No. I'm not an ADHD Cartoon junkie. Well, I might be, but today's loss of my laptop – and thus my productivity – was my obligation (and joy) as a parent. I have a seven year old daughter and a nine year old son whose time is just as precious as mine. Between family plans, activities, and the desire to play outside with friends… I accept all the time they have to give me. If that means that I write a little less, so be it. If that means I'm pushed a little closer to a deadline that I might or might not make, so be it.

Why would I put myself under such unnecessary stress? Because, to me, it is necessary.

I am a writer, an author and screenwriter, an on again/off again indie film maker, a creator. I spend my time split between gritty urban tales of vampires, ghosts, and zombies and science fiction realities set in modern day and off in distant futures.  I am that person, that creator, that writer… but I'm also 'Daddy'. That last title is the one I'm the most proud of, and the one that trumps all the others.

There are days, of course, when I'm "in the zone" and the words are flowing out of me a mile a minute. I get distant, lost to the worlds that I'm exploring with my characters and the emotional and often physical pains and triumphs they experience. On those days, it's – I'm not going to lie – a little painful to drop a scene in the middle to go make pasta, or settle an argument. My characters scream in my head, demanding that I tell their story – that I get their tale down in words immediately. But all that just has to wait and, no matter what, I wouldn't have it any other way.

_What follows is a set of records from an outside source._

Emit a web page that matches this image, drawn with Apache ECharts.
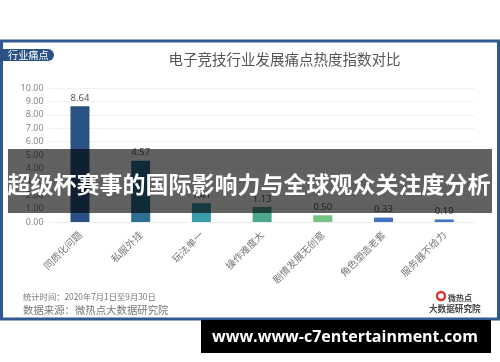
<!DOCTYPE html>
<html><head><meta charset="utf-8">
<style>html,body{margin:0;padding:0;background:#fff}#c{width:500px;height:362px}</style>
<script src="https://cdn.jsdelivr.net/npm/echarts@6/dist/echarts.min.js"></script>
</head><body><div id="c"></div>
<script>
const categories = ['同质化问题','私服外挂','玩法单一','操作难度大','剧情发展无创意','角色塑造老套','服务器不给力'];
const values = [8.64,4.57,1.41,1.13,0.50,0.33,0.19];
const barColors = ['#2b5285','#2f6f92','#3a9bab','#4ba88e','#76c283','#4472c4','#4472c4'];
const chartTitle = '电子竞技行业发展痛点热度指数对比';
const badgeText = '行业痛点';
const bannerText = '超级杯赛事的国际影响力与全球观众关注度分析';
const urlText = 'www.www-c7entertainment.com';
const note1 = '统计时间：2020年7月1日至9月30日';
const note2 = '数据来源：微热点大数据研究院';
const FONT = '"Noto Sans CJK SC","Noto Sans",sans-serif';
const chart = echarts.init(document.getElementById('c'), null, {renderer:'canvas'});
chart.setOption({
  animation:false,
  backgroundColor:'#fff',
  textStyle:{fontFamily:FONT},
  grid:{left:49.6,top:88,width:425,height:134,containLabel:false},
  xAxis:{type:'category',data:categories,
    axisLine:{show:true,lineStyle:{color:'#eeeeee'}},axisTick:{show:false},
    axisLabel:{rotate:45,interval:0,color:'#777',fontSize:9.8,margin:11,fontFamily:FONT}},
  yAxis:{type:'value',min:0,max:10,interval:1,
    axisLine:{show:false},axisTick:{show:false},
    splitLine:{lineStyle:{color:'#f1f1f1'}},
    axisLabel:{color:'#8a8a8a',fontSize:9,margin:6,formatter:v=>v.toFixed(2),fontFamily:'"Noto Sans",sans-serif'}},
  series:[{type:'bar',barWidth:19,
    data:values.map((v,i)=>({value:v,itemStyle:{color:barColors[i]}})),
    label:{show:true,position:'top',distance:3,color:'#555',fontSize:9.5,formatter:p=>p.value.toFixed(2),fontFamily:'"Noto Sans",sans-serif'}}],
  graphic:[
    {type:'rect',z:1,silent:true,shape:{x:1.5,y:41,width:497,height:278},style:{fill:'none',stroke:'#2f5a8f',lineWidth:3}},
    {type:'rect',z:2,shape:{x:0,y:49,width:54,height:12,r:[0,6,6,0]},style:{fill:'#2b5285'}},
    {type:'text',z:3,style:{x:8,y:55,text:badgeText,fill:'#fff',font:'10.2px '+FONT,verticalAlign:'middle'}},
    {type:'text',z:3,style:{x:284.5,y:59,text:chartTitle,fill:'#555',font:'14.5px '+FONT,align:'center',verticalAlign:'middle'}},
    {type:'text',z:3,style:{x:23,y:297,text:note1,fill:'#777',font:'8.3px '+FONT,verticalAlign:'middle'}},
    {type:'text',z:3,style:{x:23,y:310,text:note2,fill:'#777',font:'10.4px '+FONT,verticalAlign:'middle'}},
    {type:'circle',z:3,shape:{cx:441,cy:296,r:4},style:{fill:'none',stroke:'#d9342b',lineWidth:2.4}},
    {type:'text',z:3,style:{x:448,y:298,text:'微热点',fill:'#444',font:'bold 8px '+FONT,verticalAlign:'middle'}},
    {type:'text',z:3,style:{x:429,y:309,text:'大数据研究院',fill:'#444',font:'bold 8.6px '+FONT,verticalAlign:'middle'}},
    {type:'rect',z:50,shape:{x:8,y:149,width:484,height:64},style:{fill:'rgba(0,0,0,0.62)'}},
    {type:'text',z:51,style:{x:249,y:184,text:bannerText,fill:'#fff',font:'bold 23px '+FONT,align:'center',verticalAlign:'middle'}},
    {type:'rect',z:50,shape:{x:201,y:320,width:290,height:33},style:{fill:'#000'}},
    {type:'text',z:51,style:{x:345,y:337,text:urlText,fill:'#fff',font:'bold 16px "Open Sans",sans-serif',align:'center',verticalAlign:'middle'}}
  ]
});
</script></body></html>
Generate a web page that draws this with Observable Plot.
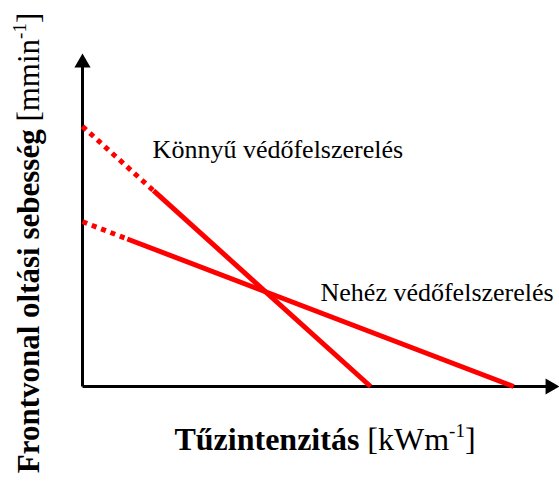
<!DOCTYPE html>
<html>
<head>
<meta charset="utf-8">
<script src="https://cdn.jsdelivr.net/npm/d3@7"></script>
<script src="https://cdn.jsdelivr.net/npm/@observablehq/plot@0.6"></script>
<style>
  html, body { margin: 0; padding: 0; background: #fff; }
</style>
</head>
<body>
<div id="chart"></div>
<script>
// Series: points along each line (x = fire intensity, y = extinguishing rate), arbitrary units
const series = ["Könnyű védőfelszerelés", "Nehéz védőfelszerelés"];
const konnyuX = [0, 14.9, 60.4];
const konnyuY = [78.1, 58.8, 0];
const nehezX = [0, 9.4, 90.4];
const nehezY = [49.5, 44.3, 0];

const xLabelBold = "Tűzintenzitás";
const xLabelUnit = "[kWm";
const yLabelBold = "Frontvonal oltási sebesség";
const yLabelUnit = "[mmin";
const unitExp = "-1";

const toRows = (name, xs, ys) => xs.map((x, i) => ({name, x, y: ys[i]}));
const konnyu = toRows(series[0], konnyuX, konnyuY);
const nehez = toRows(series[1], nehezX, nehezY);

// dashed part = first segment, solid = the rest
const dashed = [konnyu.slice(0, 2), nehez.slice(0, 2)];
const solid = [konnyu.slice(1), nehez.slice(1)];

const serif = "'Liberation Serif', 'Times New Roman', serif";

const plot = Plot.plot({
  width: 559,
  height: 484,
  marginLeft: 82,
  marginRight: 0,
  marginTop: 53,
  marginBottom: 98,
  x: {domain: [0, 100], axis: null},
  y: {domain: [0, 100], axis: null},
  style: {fontFamily: serif, background: "#fff"},
  marks: [
    Plot.link([{x1: 0, y1: 0, x2: 0, y2: 96}], {x1: "x1", y1: "y1", x2: "x2", y2: "y2", stroke: "black", strokeWidth: 3}),
    Plot.link([{x1: 0, y1: 0, x2: 98, y2: 0}], {x1: "x1", y1: "y1", x2: "x2", y2: "y2", stroke: "black", strokeWidth: 3}),
    Plot.dot([{x: 0, y: 100}], {x: "x", y: "y", symbol: "triangle", r: 6, fill: "black", stroke: "none", dy: 9.3}),
    Plot.dot([{x: 100, y: 0}], {x: "x", y: "y", symbol: "triangle", r: 6, fill: "black", stroke: "none", rotate: 90, dx: -9.3}),
    ...dashed.map(d => Plot.line(d, {x: "x", y: "y", stroke: "#ff0000", strokeWidth: 5, strokeDasharray: "5,5", strokeLinecap: "butt"})),
    ...solid.map(d => Plot.line(d, {x: "x", y: "y", stroke: "#ff0000", strokeWidth: 5, strokeLinecap: "butt"})),
    Plot.text([series[0]], {x: 14.7, y: 71.0, text: d => d, textAnchor: "start", lineAnchor: "middle", fontSize: 26, fontFamily: serif, fill: "black"}),
    Plot.text([series[1]], {x: 49.9, y: 28.3, text: d => d, textAnchor: "start", lineAnchor: "middle", fontSize: 26, fontFamily: serif, fill: "black"})
  ]
});

document.getElementById("chart").appendChild(plot);

const svg = d3.select(plot);

// X axis title
const xt = svg.append("text")
  .attr("x", 325).attr("y", 450)
  .attr("text-anchor", "middle")
  .style("font-family", serif)
  .style("font-size", "32px")
  .attr("fill", "black");
xt.append("tspan").style("font-weight", "bold").text(xLabelBold + " ");
xt.append("tspan").text(xLabelUnit);
xt.append("tspan").style("font-size", "19px").attr("dy", -13).text(unitExp);
xt.append("tspan").attr("dy", 13).text("]");

// Y axis title
const yt = svg.append("text")
  .attr("transform", "translate(39,243) rotate(-90)")
  .attr("text-anchor", "middle")
  .style("font-family", serif)
  .style("font-size", "31px")
  .attr("fill", "black");
yt.append("tspan").style("font-weight", "bold").text(yLabelBold + " ");
yt.append("tspan").text(yLabelUnit);
yt.append("tspan").style("font-size", "19px").attr("dy", -13).text(unitExp);
yt.append("tspan").attr("dy", 13).text("]");
</script>
</body>
</html>
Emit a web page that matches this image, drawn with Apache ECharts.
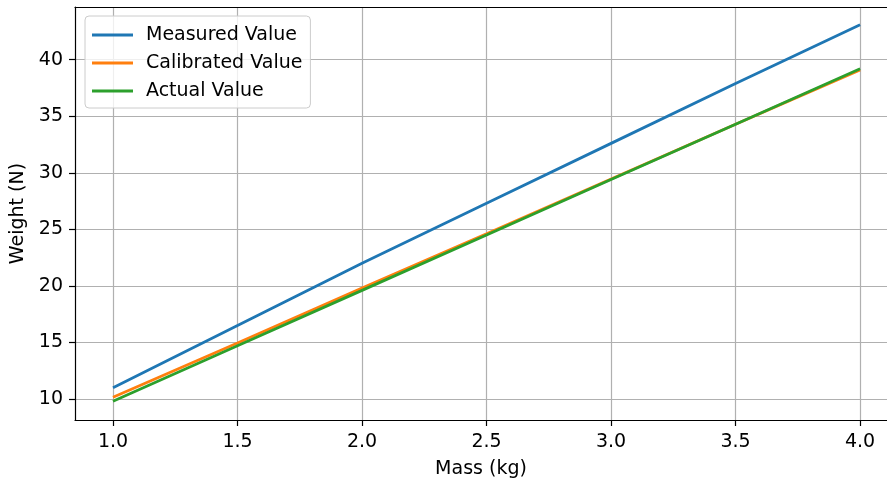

I've been asked how I can balance being a (single?) parent and being a writer, and I never know quite what to say. I know how I live my life, but I don't know that I can conceive of any other way of doing business. That's not true, not entirely I suppose, but I couldn't handle it any other way. Not me, personally, I mean. I'm not one of those people who feels they should sit in judgment over others, and how they parent or don't. I just know that when I consider doing things differently for myself, it seems like torture, or worse… being a villain from a children's book (…or, yes, a cartoon).


So what if my coffee gets spilled a bit more than it would otherwise? What's the big deal if there are peanut butter finger prints on my mouse pad? Who cares if I know the names of most of the characters currently appearing on the Disney channel? Does it really matter if I need an extra couple of days to really lock down a scene? I find the answers in the faces of my kids… who I know are growing up fast, and who will – all too soon – be out on their own… kids, I'll miss every second. It's simple. One day my kids will have kids, and it will have been my responsibility to show them how to ensure that their kids know that they are vital, important, and loved. I don't intend to fail in that job. That job is the only career that matters to me… everything else is secondary.

Pink eye, head lice, 'he hit me… ON PURPOSE', and bad dreams that need snuggling are all plot points of greater magnitude than any I could create in fiction.  So, when it comes to balancing being a writer and being a dad, there really is no balance. If one were to put my writing on one side of a set of scales – knowing full well that from before my earliest memory, it was the only thing I ever really, deeply, passionately wanted to do – and set my kids on the other side of those scales… my kids would win out every single time, no contest.

Maybe one day I'll even be able to share some of my books with my younger children. My eldest is twenty-one now… almost twenty-two… and he has a kindle, and paperbacks, and I really love hearing his thoughts on my work, especially when he really likes something. I think that, however, is fodder for another conversation, on another day, though… no?


Ultimately, my point here is this: Of all the characters that I've created, or had a hand in creating, my kids (all three  even my oldest, who's out on his own and just got engaged) are the ones I'm the most invested in, the ones I care most about, and the ones whose stories really matter to me.